In 1901, at the age of 21, Klee noted in his diary, "…thoughts about the art of portraiture. Some will not recognize the truthfulness of my mirror. Let them remember that I am not here to reflect the surface (this can be done by the photographic plate), but must penetrate inside. My mirror probes down to the heart. I write words on the forehead and around the corners of the mouth. My human faces are truer than the real ones" (The Diaries of Paul Klee, 1898-1918, Berkeley, 1964, pp. 47-48). Painted almost thirty years later, Alter Krieger realizes this youthful ambition. Although Klee never became a portrait painter in the traditional sense of representing a real person, he was interested in pictorially realizing a role.
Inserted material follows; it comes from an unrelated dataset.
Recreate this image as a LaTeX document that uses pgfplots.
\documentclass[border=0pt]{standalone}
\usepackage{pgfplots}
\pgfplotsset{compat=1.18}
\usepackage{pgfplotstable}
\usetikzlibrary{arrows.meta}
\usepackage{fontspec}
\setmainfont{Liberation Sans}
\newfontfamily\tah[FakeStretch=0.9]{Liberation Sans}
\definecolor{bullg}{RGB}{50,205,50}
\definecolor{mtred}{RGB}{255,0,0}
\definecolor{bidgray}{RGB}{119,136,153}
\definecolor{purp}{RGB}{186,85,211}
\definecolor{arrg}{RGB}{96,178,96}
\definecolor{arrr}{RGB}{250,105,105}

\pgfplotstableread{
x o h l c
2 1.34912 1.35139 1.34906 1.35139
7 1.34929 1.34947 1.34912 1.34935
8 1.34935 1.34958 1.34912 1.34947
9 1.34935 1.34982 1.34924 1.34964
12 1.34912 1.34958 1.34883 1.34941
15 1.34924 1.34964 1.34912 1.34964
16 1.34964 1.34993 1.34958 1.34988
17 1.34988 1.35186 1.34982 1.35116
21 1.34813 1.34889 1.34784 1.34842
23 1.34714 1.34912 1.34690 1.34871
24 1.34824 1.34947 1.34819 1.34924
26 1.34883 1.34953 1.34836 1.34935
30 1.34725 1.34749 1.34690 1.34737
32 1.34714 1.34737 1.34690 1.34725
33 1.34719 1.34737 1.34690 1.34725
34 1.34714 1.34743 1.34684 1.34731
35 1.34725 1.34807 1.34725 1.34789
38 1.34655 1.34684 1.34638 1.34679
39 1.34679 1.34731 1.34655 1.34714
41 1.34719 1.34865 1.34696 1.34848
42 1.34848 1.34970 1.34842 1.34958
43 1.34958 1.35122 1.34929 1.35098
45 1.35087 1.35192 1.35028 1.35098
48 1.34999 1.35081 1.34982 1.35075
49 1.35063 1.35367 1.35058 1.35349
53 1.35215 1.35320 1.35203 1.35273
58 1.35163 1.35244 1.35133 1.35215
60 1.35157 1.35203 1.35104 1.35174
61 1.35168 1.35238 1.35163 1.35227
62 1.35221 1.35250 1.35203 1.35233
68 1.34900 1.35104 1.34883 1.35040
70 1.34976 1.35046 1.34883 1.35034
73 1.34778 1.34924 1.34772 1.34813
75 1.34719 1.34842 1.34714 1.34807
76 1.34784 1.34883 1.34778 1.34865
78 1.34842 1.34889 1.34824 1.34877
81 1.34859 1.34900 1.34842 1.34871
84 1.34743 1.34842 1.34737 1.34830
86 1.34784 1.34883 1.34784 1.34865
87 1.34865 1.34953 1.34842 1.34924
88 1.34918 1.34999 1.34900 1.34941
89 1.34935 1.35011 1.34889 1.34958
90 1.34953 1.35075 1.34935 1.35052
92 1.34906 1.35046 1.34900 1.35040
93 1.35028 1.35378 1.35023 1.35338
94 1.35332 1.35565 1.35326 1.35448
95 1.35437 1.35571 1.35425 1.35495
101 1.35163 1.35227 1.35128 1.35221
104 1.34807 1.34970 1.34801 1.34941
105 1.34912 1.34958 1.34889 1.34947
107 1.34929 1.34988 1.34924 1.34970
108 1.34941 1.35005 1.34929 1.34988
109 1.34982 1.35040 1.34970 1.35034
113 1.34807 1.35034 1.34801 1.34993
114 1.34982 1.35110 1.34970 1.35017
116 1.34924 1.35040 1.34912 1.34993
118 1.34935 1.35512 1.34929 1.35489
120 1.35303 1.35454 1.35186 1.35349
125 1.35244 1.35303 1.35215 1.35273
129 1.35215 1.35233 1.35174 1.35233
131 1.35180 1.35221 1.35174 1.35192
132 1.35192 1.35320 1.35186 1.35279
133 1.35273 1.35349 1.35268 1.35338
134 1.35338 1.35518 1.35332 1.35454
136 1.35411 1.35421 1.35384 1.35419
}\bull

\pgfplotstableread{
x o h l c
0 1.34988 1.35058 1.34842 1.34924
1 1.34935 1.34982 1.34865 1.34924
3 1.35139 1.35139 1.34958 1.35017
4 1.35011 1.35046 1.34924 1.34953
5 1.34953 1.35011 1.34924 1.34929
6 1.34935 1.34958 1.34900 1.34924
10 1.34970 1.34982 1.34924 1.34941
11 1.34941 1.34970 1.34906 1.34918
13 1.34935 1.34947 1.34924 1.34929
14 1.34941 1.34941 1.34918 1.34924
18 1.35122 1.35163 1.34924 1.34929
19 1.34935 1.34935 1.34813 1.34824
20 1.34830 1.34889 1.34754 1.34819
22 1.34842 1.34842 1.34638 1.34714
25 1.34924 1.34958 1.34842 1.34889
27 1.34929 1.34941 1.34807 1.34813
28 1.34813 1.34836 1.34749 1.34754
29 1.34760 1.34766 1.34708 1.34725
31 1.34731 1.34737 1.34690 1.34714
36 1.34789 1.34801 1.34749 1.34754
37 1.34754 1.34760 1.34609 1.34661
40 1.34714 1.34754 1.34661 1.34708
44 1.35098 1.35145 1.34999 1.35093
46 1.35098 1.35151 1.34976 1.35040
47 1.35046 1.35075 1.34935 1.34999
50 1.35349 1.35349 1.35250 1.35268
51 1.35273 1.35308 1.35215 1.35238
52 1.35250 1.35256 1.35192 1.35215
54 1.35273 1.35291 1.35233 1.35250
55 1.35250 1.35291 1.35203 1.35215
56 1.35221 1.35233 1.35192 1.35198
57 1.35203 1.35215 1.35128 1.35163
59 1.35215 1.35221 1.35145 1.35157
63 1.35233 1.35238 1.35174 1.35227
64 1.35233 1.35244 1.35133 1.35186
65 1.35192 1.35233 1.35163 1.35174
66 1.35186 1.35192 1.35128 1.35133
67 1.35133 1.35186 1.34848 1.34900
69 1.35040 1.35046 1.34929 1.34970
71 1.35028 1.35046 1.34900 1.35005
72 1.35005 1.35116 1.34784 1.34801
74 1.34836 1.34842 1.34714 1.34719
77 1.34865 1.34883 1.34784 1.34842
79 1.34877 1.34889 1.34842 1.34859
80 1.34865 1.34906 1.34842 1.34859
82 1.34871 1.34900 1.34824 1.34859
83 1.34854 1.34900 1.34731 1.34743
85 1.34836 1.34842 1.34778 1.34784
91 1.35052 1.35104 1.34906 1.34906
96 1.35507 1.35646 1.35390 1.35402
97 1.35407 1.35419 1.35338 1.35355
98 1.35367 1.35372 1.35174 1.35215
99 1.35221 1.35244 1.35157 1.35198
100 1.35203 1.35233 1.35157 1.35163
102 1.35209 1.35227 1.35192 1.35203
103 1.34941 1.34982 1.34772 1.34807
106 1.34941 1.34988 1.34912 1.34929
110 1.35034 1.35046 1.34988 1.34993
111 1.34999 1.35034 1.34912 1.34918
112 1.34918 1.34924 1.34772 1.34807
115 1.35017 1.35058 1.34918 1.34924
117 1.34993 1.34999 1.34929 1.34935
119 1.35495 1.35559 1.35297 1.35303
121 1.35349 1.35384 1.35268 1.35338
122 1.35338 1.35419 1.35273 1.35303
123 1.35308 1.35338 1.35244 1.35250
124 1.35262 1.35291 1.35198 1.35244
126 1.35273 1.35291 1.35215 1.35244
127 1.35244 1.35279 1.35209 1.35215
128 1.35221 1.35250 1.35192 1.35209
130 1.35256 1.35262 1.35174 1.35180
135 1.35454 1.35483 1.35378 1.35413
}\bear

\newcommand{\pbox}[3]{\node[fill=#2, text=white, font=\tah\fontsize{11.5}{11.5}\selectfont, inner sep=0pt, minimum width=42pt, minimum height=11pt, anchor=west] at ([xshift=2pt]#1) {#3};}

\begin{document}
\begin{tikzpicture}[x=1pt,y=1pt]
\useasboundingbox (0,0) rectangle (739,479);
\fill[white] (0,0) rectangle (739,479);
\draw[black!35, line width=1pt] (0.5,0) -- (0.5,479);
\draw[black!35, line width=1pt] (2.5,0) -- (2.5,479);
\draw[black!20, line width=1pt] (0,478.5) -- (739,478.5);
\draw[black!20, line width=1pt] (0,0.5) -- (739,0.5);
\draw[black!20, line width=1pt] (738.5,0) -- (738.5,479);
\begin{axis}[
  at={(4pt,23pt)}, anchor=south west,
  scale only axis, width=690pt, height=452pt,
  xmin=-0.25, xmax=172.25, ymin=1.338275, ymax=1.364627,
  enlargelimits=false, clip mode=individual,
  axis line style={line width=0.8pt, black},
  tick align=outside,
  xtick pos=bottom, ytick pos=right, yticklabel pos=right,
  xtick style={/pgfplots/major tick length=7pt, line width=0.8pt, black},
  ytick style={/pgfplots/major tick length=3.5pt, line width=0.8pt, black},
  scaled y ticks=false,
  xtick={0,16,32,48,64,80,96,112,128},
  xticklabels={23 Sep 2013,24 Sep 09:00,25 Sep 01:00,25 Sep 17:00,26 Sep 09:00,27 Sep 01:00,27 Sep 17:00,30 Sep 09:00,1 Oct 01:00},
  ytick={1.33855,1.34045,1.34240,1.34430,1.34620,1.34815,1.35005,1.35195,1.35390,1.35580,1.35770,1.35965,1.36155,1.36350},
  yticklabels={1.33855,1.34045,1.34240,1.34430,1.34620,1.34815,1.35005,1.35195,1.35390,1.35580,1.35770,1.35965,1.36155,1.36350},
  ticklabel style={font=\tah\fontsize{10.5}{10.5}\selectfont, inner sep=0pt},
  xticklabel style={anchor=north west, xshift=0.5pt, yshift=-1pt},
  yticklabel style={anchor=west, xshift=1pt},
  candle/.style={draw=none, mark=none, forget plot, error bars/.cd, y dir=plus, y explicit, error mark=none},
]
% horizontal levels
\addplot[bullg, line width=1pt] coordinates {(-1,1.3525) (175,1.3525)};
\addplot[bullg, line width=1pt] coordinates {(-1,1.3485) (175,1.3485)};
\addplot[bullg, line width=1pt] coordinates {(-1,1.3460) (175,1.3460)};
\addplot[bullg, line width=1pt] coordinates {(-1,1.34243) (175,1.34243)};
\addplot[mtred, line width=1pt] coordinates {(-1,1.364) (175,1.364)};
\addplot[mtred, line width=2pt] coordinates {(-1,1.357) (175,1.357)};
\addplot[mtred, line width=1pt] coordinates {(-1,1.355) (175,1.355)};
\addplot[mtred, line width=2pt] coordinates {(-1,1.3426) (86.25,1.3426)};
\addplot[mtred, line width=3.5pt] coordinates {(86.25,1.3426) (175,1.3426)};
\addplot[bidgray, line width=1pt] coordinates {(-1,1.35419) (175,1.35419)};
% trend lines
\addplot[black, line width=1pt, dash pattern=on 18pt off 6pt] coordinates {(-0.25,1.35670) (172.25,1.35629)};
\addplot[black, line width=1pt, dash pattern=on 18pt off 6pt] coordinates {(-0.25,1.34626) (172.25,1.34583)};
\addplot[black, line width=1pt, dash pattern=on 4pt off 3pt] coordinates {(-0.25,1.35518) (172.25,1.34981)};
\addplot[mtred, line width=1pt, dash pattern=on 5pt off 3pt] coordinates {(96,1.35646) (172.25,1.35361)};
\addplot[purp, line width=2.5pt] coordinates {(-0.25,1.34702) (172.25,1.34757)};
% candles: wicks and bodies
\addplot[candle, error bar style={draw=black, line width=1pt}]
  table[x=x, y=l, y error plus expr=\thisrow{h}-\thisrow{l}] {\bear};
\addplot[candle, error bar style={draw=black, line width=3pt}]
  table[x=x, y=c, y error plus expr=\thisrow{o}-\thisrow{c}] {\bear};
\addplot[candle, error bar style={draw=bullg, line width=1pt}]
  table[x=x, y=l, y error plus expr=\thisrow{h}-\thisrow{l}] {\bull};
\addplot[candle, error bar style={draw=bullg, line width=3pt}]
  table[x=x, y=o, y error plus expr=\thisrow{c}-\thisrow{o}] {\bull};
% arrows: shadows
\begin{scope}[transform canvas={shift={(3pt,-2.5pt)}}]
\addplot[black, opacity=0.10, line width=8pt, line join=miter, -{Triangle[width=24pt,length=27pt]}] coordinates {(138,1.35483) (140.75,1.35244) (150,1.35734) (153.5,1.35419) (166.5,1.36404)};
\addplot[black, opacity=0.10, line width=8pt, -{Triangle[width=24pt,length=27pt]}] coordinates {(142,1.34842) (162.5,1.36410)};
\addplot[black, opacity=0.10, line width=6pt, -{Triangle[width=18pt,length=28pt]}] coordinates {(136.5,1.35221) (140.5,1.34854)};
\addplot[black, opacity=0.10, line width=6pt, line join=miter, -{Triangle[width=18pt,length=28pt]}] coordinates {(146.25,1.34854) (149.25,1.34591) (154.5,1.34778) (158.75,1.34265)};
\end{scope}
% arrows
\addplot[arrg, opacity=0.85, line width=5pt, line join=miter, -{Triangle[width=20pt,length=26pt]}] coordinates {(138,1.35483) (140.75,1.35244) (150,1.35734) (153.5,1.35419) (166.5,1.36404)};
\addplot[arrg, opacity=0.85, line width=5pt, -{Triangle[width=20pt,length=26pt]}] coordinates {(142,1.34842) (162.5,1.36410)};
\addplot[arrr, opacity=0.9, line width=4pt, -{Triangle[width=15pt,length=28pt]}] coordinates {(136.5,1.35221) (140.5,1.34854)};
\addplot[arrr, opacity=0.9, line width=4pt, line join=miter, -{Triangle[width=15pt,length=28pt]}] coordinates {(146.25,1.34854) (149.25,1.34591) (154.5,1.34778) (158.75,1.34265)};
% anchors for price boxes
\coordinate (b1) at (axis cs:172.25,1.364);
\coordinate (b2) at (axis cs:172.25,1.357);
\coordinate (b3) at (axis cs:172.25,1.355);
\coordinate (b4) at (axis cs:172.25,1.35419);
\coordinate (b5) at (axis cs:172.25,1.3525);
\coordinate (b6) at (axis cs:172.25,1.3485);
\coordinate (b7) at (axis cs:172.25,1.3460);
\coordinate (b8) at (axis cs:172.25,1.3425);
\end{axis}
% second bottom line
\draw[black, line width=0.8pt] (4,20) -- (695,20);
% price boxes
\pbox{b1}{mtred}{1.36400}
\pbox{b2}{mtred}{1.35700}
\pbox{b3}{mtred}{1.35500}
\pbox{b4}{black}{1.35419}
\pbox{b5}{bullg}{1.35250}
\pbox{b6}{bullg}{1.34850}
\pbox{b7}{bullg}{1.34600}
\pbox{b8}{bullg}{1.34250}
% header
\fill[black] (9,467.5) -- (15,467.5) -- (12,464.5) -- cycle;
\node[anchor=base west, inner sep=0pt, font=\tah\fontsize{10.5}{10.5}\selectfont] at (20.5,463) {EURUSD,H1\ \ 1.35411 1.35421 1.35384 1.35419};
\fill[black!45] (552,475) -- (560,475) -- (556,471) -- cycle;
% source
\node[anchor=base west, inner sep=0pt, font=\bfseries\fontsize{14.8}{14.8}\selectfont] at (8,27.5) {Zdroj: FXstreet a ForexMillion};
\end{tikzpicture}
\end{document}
In his discussion of Klee's figure paintings of the 1920s, Will Grohmann observes, "when the drama depends on a single figure the structure is more concentrated; that is, where Klee reduces the drama to a single character he simplifies the picture to an enigmatic minimum" (Paul Klee, London, 1969, p. 199).
Here, an old warrior becomes a grotesque, almost spectral apparition. Klee seems to revel in the sinister quality of the portrayed, as with so many of the soldiers the artist drew and painted following his active duty during World War I (fig. 1).
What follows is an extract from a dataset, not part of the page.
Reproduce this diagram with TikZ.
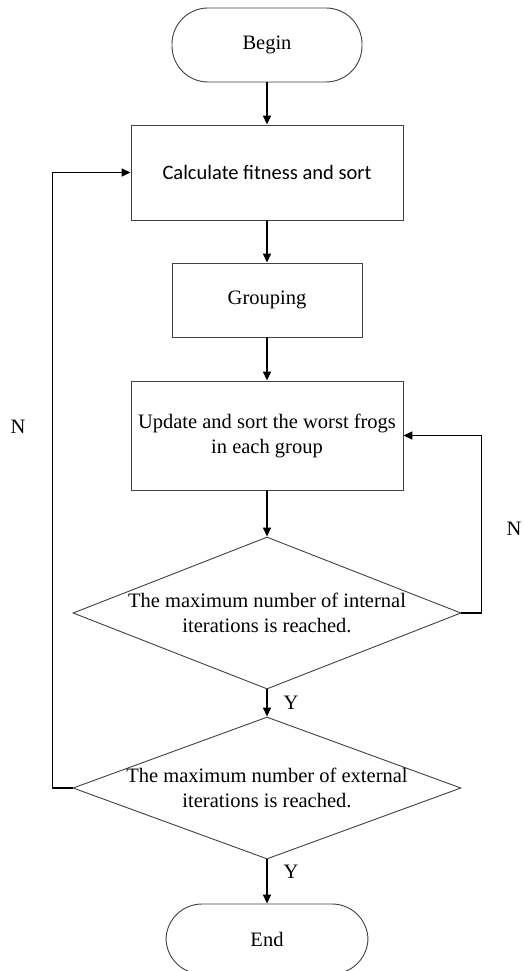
\documentclass[tikz,border=0pt]{standalone}
\usepackage{fontspec}
\setmainfont{Liberation Serif}
\newfontfamily\calibrifont{Carlito}
\usetikzlibrary{shapes.geometric,arrows.meta}
\begin{document}
\begin{tikzpicture}[x=1pt,y=-1pt,
  font=\fontsize{20.5}{25}\selectfont,
  box/.style={draw=black!75,line width=0.9pt,rectangle,align=center,inner sep=0pt},
  term/.style={box,rounded corners=36pt},
  decision/.style={draw=black!75,line width=0.9pt,diamond,inner sep=0pt},
  flow/.style={line width=1.5pt,-{Triangle[length=9pt,width=8pt]}},
  loop/.style={line width=1.5pt,-{Triangle[length=9pt,width=8pt]}}]
\useasboundingbox (0,0) rectangle (524,971);
\node[term,minimum width=190pt,minimum height=74pt] (begin) at (267,45) {Begin};
\node[box,minimum width=272pt,minimum height=95pt] (calc) at (267,172.5) {\calibrifont Calculate fitness and sort};
\node[box,minimum width=190pt,minimum height=74pt] (group) at (267,300) {Grouping};
\node[box,minimum width=272pt,minimum height=109pt] (update) at (267,435.5) {Update and sort the worst frogs\\in each group};
\node[decision,minimum width=388pt,minimum height=152pt,
  label={[align=center]center:The maximum number of internal\\iterations is reached.}] (inner) at (267,613) {};
\node[decision,minimum width=388pt,minimum height=142pt,
  label={[align=center]center:The maximum number of external\\iterations is reached.}] (outer) at (267,788) {};
\node[term,minimum width=202pt,minimum height=70pt] (end) at (267,939) {End};
\node (yin) at (291,703) {Y};
\node (yout) at (291,872) {Y};
\node (nin) at (514,529) {N};
\node (nout) at (18,427) {N};
\draw[flow] (begin) -- (calc);
\draw[flow] (calc) -- (group);
\draw[flow] (group) -- (update);
\draw[flow] (update) -- (inner);
\draw[flow] (inner) -- (outer);
\draw[flow] (outer) -- (end);
\draw[loop] (inner.east) -- ++(20,0) |- (update.east);
\draw[loop] (outer.west) -- ++(-20,0) |- (calc.west);
\end{tikzpicture}
\end{document}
By 1929, when he executed Alter Krieger, Klee had arrived at the peak of his career. He enjoyed international status as a master of contemporary art and was a renowned representative of the Bauhaus, where he had taught since 1920, first at Weimar and then at Dessau. On the occasion of Klee's fiftieth birthday in December 1929, the Berlin gallerist Alfred Flechtheim gave him a large retrospective, which then traveled to The Museum of Modern Art in New York; the Cahiers d'Art in Paris commissioned a massive volume of reproductions of his oeuvre; and he was fêted at the Bauhaus with an enormous package of gifts dropped by parachute from an airplane. Grohmann has written, "Klee was now one of the few artists in a position to decide the future course of art. Every exhibition of his was eagerly anticipated, and critics measured him by international standards" (Paul Klee, New York, 1954, p. 251).
Alter Krieger represents a character type that can be described as melancholy and disturbing but, as always with Klee, there is a sense of whimsy, a genuine delight in the peculiar. Christina Thompson notes, "Klee's observations of the human psyche seldom appear as self-referential character studies in which the individual occupies the attention. Klee instead presents the human being as a creature perpetually in dialogue with his surroundings. As with everything else on earth, the human being can also only exist as a part of the greater whole" (The Klee Universe, exh. cat., Neue Nationalgalerie, Berlin, 2008, p. 131). She continues, "Klee thereby presents us with character portraits, which in their ambiguity always keep an interpretative back door open" (ibid., p. 132).